Yet in the consumer sector there are already companies selling graphene- based products without any form of standardisation being in place. Baker cites a well known tennis racquet firm that is currently offering a ‘graphene’ tennis racquet. He comments: “It’s probably 99.9% graphite. But on the positive side, it does have a small amount of graphene and that does appear to have transformed or altered the properties of the structure – in that it’s more lightweight.”


Other consumer applications will be among the first commercial examples of graphene-based products, with mobile phone screen covers coming first. Baker also says: “And if you can get the phone itself flexible, you could have bent screens, curved screens or you could even have a phone that you could fold in half if the rest of the components were also bendable.”

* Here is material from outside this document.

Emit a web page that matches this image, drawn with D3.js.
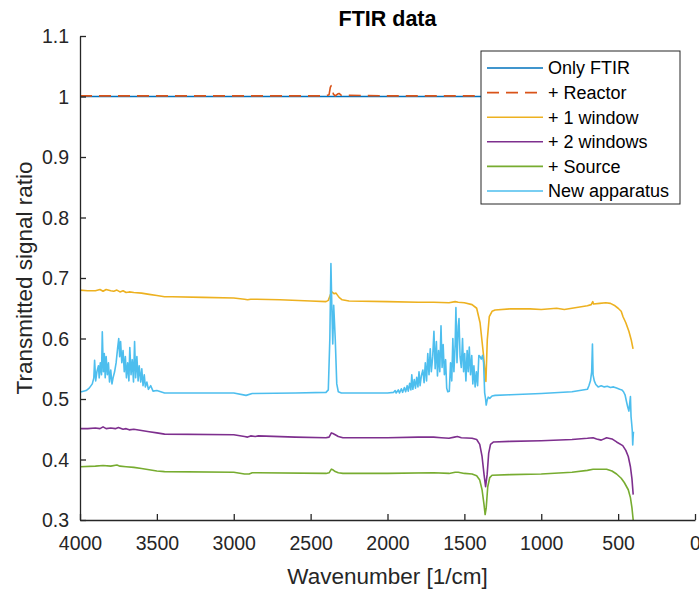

Away from the consumer sector Baker sees lots of interest in getting graphene into various energy-related applications – such as supercapacitors and batteries. He comments: “The area that really gets me


excited is that you could have structures that have battery or capacitor properties – you could store energy in an aircraft wing, for example. That would give you more endurance, so UAVs could stay in the air for longer, for instance. That’s a huge area, though there’s interest across the spectrum; from the battery in your iPad or phone to aerospace/automotive and broader energy applications.”


Fig. 2. Controlling magnetic clouds in graphene.


Baker adds: “The area I haven’t touched on yet is around membranes and barriers. Again there’s a huge interest and the university is leading the research around desalination. The ultimate theory is the graphene drinking straw: you put it into water and only pure water would come through. Questions being asked here include ‘can we add a filter to an existing plant or process?’ If you take a cup of seawater, put a little bit of pressure on it through a graphene filter, then potentially you could get drinking water through the other side.”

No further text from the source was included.